February 25, 2016

Securities 101: A Circuit Split in the Standard for Pleading Loss Causation in Securities Fraud Cases

How the split came to be and why the Supreme Court should resolve it

Jonathan Schwartz

Most securities fraud cases are brought under section 10(b) of the Securities Exchange Act of 1934 and Rule 10b-5 promulgated by the Securities and Exchange Commission (SEC). Section 10(b) makes it unlawful to “use or employ, in connection with the purchase or sale of any security . . . any manipulative or deceptive device or contrivance in contravention of such rules and regulations as the [SEC] may prescribe. . . .” Rule 10b-5 prohibits any person from

mak[ing] any untrue statement of a material fact or . . . omit[ting] to state a material fact necessary in order to make the statements made, in the light of the circumstances under which they were made, not misleading . . . in connection with the purchase or sale of any security.

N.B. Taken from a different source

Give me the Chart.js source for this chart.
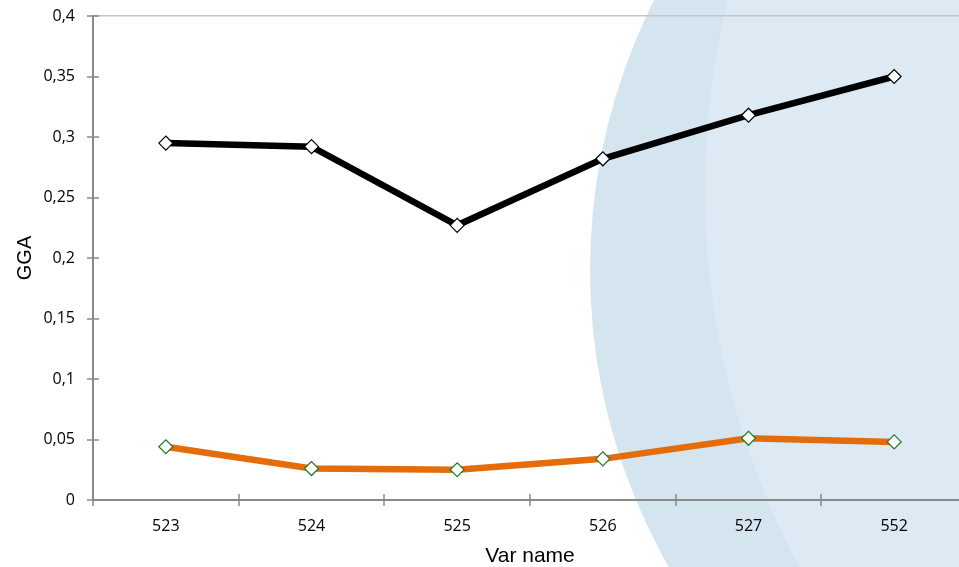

It is well settled that, to state a claim for securities fraud under section 10(b) and Rule 10b-5, a plaintiff must adequately allege (1) a material misrepresentation or omission; (2) made with scienter; (3) in connection with the purchase or sale of a security; (4) reliance on the misstatement or omission; (5) economic loss; and (6) a causal connection between the material misrepresentation or omission and the loss, commonly called “loss causation.” Dura Pharm., Inc. v. Broudo, 544 U.S. 336, 341–42 (2005).